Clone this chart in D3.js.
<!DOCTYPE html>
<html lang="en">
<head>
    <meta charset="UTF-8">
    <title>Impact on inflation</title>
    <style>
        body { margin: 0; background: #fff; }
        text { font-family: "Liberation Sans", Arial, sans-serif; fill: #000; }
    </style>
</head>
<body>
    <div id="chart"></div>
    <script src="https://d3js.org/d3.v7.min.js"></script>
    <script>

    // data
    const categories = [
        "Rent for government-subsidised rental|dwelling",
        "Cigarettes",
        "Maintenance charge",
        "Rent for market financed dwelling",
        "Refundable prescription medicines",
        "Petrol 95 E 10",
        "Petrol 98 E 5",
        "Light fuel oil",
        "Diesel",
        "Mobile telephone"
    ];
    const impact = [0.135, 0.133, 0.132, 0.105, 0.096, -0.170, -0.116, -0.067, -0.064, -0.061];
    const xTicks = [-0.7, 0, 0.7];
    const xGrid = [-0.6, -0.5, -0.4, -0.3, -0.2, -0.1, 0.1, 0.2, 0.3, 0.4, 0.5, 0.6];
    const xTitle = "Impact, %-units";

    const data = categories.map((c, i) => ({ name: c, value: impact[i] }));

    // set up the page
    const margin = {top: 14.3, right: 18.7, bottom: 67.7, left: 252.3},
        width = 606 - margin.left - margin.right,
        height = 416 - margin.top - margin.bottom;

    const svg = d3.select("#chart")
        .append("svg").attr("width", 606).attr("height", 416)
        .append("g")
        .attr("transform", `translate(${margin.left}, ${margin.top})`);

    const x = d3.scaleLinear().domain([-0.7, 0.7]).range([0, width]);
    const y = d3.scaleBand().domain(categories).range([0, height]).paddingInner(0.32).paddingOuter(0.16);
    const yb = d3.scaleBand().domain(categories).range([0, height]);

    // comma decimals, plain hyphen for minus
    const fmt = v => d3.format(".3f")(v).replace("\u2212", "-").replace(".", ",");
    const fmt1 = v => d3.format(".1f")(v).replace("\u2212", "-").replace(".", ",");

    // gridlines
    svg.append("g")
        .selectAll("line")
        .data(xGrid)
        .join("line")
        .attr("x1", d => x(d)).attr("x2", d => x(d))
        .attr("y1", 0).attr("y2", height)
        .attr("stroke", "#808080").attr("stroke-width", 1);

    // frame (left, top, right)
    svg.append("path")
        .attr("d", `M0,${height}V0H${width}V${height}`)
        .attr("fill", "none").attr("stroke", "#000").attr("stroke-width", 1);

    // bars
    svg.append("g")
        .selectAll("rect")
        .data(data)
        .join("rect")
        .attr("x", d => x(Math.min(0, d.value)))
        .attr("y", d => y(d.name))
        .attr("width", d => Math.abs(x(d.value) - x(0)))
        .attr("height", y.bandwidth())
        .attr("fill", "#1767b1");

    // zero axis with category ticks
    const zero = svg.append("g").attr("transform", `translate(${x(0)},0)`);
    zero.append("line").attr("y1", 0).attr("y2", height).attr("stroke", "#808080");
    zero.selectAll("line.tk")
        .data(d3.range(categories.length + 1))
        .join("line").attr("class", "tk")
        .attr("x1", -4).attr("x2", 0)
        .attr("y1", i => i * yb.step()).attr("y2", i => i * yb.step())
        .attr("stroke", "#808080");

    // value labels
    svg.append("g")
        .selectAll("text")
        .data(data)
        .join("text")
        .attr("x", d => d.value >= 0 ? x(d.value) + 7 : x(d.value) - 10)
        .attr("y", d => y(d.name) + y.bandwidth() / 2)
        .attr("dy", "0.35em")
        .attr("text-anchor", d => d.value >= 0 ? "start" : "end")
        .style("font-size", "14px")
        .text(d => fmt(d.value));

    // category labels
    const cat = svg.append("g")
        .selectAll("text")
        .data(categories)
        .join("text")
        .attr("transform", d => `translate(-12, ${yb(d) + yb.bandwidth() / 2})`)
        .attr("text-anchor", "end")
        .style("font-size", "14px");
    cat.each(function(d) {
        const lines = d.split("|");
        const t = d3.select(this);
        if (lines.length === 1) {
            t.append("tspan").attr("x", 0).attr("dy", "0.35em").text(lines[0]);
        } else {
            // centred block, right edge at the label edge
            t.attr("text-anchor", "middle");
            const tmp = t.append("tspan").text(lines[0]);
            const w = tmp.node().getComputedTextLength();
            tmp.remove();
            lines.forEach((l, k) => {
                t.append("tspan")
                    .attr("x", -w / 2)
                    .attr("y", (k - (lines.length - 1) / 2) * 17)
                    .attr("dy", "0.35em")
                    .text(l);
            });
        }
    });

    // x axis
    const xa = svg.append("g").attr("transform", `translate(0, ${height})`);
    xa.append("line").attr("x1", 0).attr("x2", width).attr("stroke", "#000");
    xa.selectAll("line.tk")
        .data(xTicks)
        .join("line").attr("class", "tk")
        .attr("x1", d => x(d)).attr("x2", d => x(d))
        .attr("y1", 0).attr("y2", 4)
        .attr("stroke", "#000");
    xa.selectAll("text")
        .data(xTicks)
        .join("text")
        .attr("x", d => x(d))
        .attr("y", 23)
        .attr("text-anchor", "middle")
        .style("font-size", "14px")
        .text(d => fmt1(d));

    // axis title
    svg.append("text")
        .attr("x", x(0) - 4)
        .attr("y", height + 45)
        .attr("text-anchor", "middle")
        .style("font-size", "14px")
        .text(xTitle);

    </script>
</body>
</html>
# # # # #
## Given request
Select all lines in the listing that include the word "chart".

## Solution to this problem
Clone this chart in D3.js.
    <div id="chart"></div>
    const svg = d3.select("#chart")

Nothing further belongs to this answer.